Mike McCabe, executive director of the Democracy Campaign, said, "It seriously undermines the persistent claim that the PSC is an independent agency that deals with these matters in a manner that's completely independent of the governor's office."
Nino Amato, a former utility executive and vocal critic of the Public Service Commission, said that there were too many coincidences in the case and that he hoped investigators would resolve them.
Lee Cullen disagreed. Cullen, the lead attorney for a broad coalition that opposed the sale and sued unsuccessfully to stop it, called Bridge the "original straight arrow."
"I completely disagree with the (Kewaunee) decision on the merits," said Cullen, who has also headed up a renewable energy task force for Doyle.
But, "I don't think there's any indication that the decision was influenced by the governor's office," said Cullen, who has also briefed investigators on the complicated case.
Bridge and Goodwin had a number of meetings and conversations in 2004 and early 2005. Some of those meetings were about broad energy initiatives of the Doyle administration, the calendar shows.
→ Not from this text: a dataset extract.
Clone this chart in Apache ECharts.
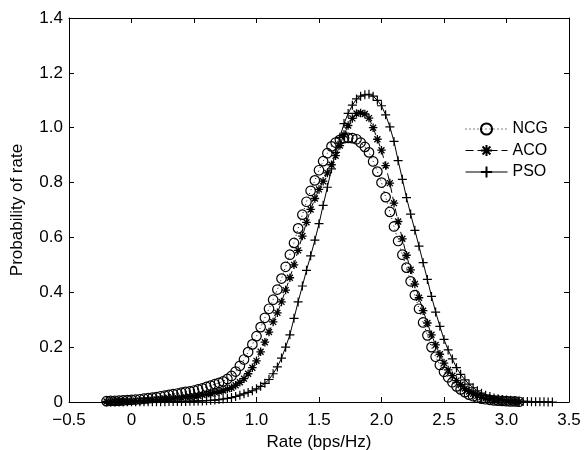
<!DOCTYPE html>
<html>
<head>
<meta charset="utf-8">
<script src="https://cdn.jsdelivr.net/npm/echarts@6/dist/echarts.min.js"></script>
<style>html,body{margin:0;padding:0;background:#fff;}#c{width:585px;height:450px;}</style>
</head>
<body>
<div id="c"></div>
<script>
// Rate (bps/Hz) sample points
const rate = [-0.2,-0.167,-0.133,-0.1,-0.067,-0.033,0,0.033,0.067,0.1,
0.133,0.167,0.2,0.233,0.267,0.3,0.333,0.367,0.4,0.433,
0.467,0.5,0.533,0.567,0.6,0.633,0.667,0.7,0.733,0.767,
0.8,0.833,0.867,0.9,0.933,0.967,1.0,1.033,1.067,1.1,
1.133,1.167,1.2,1.233,1.267,1.3,1.333,1.367,1.4,1.433,
1.467,1.5,1.533,1.567,1.6,1.633,1.667,1.7,1.733,1.767,
1.8,1.833,1.867,1.9,1.933,1.967,2.0,2.033,2.067,2.1,
2.133,2.167,2.2,2.233,2.267,2.3,2.333,2.367,2.4,2.433,
2.467,2.5,2.533,2.567,2.6,2.633,2.667,2.7,2.733,2.767,
2.8,2.833,2.867,2.9,2.933,2.967,3.0,3.033,3.067,3.1,
3.133,3.167,3.2,3.233,3.267,3.3,3.333,3.367];

const ncg = [0.003,0.004,0.004,0.005,0.006,0.007,0.008,0.009,0.010,0.012,
0.014,0.016,0.018,0.021,0.023,0.026,0.029,0.031,0.034,0.037,
0.039,0.042,0.046,0.050,0.055,0.060,0.065,0.070,0.075,0.084,
0.095,0.111,0.132,0.155,0.182,0.210,0.240,0.273,0.307,0.340,
0.373,0.410,0.450,0.493,0.537,0.580,0.633,0.683,0.730,0.770,
0.808,0.845,0.878,0.907,0.932,0.946,0.956,0.962,0.963,0.962,
0.958,0.946,0.930,0.910,0.877,0.840,0.800,0.747,0.693,0.640,
0.587,0.537,0.490,0.440,0.390,0.340,0.290,0.243,0.200,0.165,
0.135,0.110,0.090,0.072,0.057,0.046,0.036,0.027,0.021,0.016,
0.012,0.010,0.008,0.006,0.005,0.004,0.003,0.002,0.002,0.001];

const aco = [0.002,0.002,0.003,0.003,0.003,0.004,0.004,0.005,0.005,0.006,
0.007,0.008,0.009,0.010,0.011,0.012,0.013,0.015,0.016,0.018,
0.019,0.021,0.023,0.026,0.028,0.031,0.035,0.038,0.042,0.047,
0.052,0.061,0.072,0.085,0.103,0.125,0.150,0.183,0.218,0.255,
0.292,0.325,0.365,0.408,0.453,0.500,0.553,0.605,0.655,0.702,
0.742,0.775,0.805,0.835,0.865,0.898,0.935,0.975,1.008,1.034,
1.052,1.054,1.050,1.035,1.000,0.958,0.918,0.862,0.798,0.725,
0.658,0.595,0.535,0.482,0.430,0.380,0.333,0.288,0.245,0.208,
0.174,0.142,0.117,0.096,0.078,0.063,0.049,0.038,0.030,0.023,
0.017,0.013,0.010,0.007,0.006,0.004,0.003,0.002,0.002,0.001];

const pso = [0,0,0,0,0,0.0005,0.0005,0.0005,0.001,0.001,
0.001,0.001,0.001,0.001,0.001,0.0015,0.002,0.002,0.002,0.002,
0.003,0.003,0.004,0.004,0.005,0.006,0.007,0.009,0.011,0.013,
0.016,0.020,0.025,0.030,0.035,0.041,0.048,0.057,0.068,0.082,
0.103,0.128,0.160,0.200,0.245,0.305,0.365,0.423,0.480,0.533,
0.590,0.650,0.717,0.783,0.850,0.910,0.965,1.015,1.052,1.082,
1.105,1.115,1.120,1.122,1.115,1.100,1.080,1.047,1.003,0.950,
0.880,0.812,0.745,0.685,0.626,0.568,0.508,0.447,0.385,0.328,
0.276,0.228,0.190,0.157,0.125,0.101,0.081,0.065,0.052,0.041,
0.032,0.025,0.020,0.015,0.012,0.009,0.007,0.006,0.004,0.003,
0.002,0.002,0.001,0.001,0.001,0.0005,0,0];

const xTicks = [-0.5,0,0.5,1.0,1.5,2.0,2.5,3.0,3.5];
const yTicks = [0,0.2,0.4,0.6,0.8,1.0,1.2,1.4];
const seriesNames = ['NCG','ACO','PSO'];

function pairs(ys){ return ys.map((y,i)=>[rate[i],y]); }

const FONT = '"Liberation Sans", Arial, Helvetica, sans-serif';
const FS = 17;
const starPath = 'path://M5,0 L5,10 M0,5 L10,5 M1.5,1.5 L8.5,8.5 M1.5,8.5 L8.5,1.5';
const plusPath = 'path://M5,0 L5,10 M0,5 L10,5';

function xLab(v){ if (v===0) return '0'; const s=Math.abs(v).toFixed(1); return (v<0?'\u2212':'')+s; }
function yLab(v){ return v===0 ? '0' : v.toFixed(1); }

const baseX = {type:'value', min:xTicks[0], max:xTicks[xTicks.length-1], interval:0.5,
  axisLine:{show:true,onZero:false,lineStyle:{color:'#000',width:1}},
  axisTick:{show:true,inside:true,length:5,lineStyle:{color:'#000'}},
  splitLine:{show:false}};
const baseY = {type:'value', min:yTicks[0], max:yTicks[yTicks.length-1], interval:0.2,
  axisLine:{show:true,onZero:false,lineStyle:{color:'#000',width:1}},
  axisTick:{show:true,inside:true,length:5,lineStyle:{color:'#000'}},
  splitLine:{show:false}};

const chart = echarts.init(document.getElementById('c'), null, {renderer:'canvas'});
chart.setOption({
  animation:false,
  backgroundColor:'#fff',
  textStyle:{fontFamily:FONT},
  grid:{left:69,right:16,top:18,bottom:48,containLabel:false,outerBoundsMode:'none'},
  legend:{
    orient:'vertical', left:460, top:116, itemWidth:42, itemHeight:14, itemGap:5.5,
    textStyle:{color:'#000',fontSize:16,fontFamily:FONT},
    lineStyle:{width:1},
    data:seriesNames
  },
  xAxis:[
    Object.assign({}, baseX, {position:'bottom', name:'Rate (bps/Hz)', nameLocation:'middle', nameGap:29,
      nameTextStyle:{color:'#000',fontSize:FS,fontFamily:FONT},
      axisLabel:{show:true,color:'#000',fontSize:FS,margin:10,fontFamily:FONT,formatter:xLab}}),
    Object.assign({}, baseX, {position:'top', axisLabel:{show:false}})
  ],
  yAxis:[
    Object.assign({}, baseY, {position:'left', name:'Probability of rate', nameLocation:'middle', nameGap:43,
      nameTextStyle:{color:'#000',fontSize:FS,fontFamily:FONT},
      axisLabel:{show:true,color:'#000',fontSize:FS,margin:6,fontFamily:FONT,formatter:yLab}}),
    Object.assign({}, baseY, {position:'right', axisLabel:{show:false}})
  ],
  series:[
    {name:'NCG', type:'line', data:pairs(ncg), showAllSymbol:true, symbol:'circle', symbolSize:9.5,
      lineStyle:{color:'#000',width:1,type:[1,3]},
      itemStyle:{color:'rgba(0,0,0,0)',borderColor:'#000',borderWidth:1.2}},
    {name:'ACO', type:'line', data:pairs(aco), showAllSymbol:true, symbol:starPath, symbolSize:8.5,
      lineStyle:{color:'#000',width:1,type:[8,4]},
      itemStyle:{color:'rgba(0,0,0,0)',borderColor:'#000',borderWidth:1.3}},
    {name:'PSO', type:'line', data:pairs(pso), showAllSymbol:true, symbol:plusPath, symbolSize:9,
      lineStyle:{color:'#000',width:1,type:'solid'},
      itemStyle:{color:'rgba(0,0,0,0)',borderColor:'#000',borderWidth:1.2}}
  ]
});
</script>
</body>
</html>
Asked about three conversations scheduled between the women in a week and a half in February 2005, Canter noted that Bridge and Goodwin were close, having worked together for years in the state attorney general's office under Doyle. "Those were meetings of a personal nature," Canter said.
Ratepayer groups opposed the Kewaunee sale, saying it would reduce state control over the aging reactor, but utilities said the sale would lower the financial risk to the ratepayers.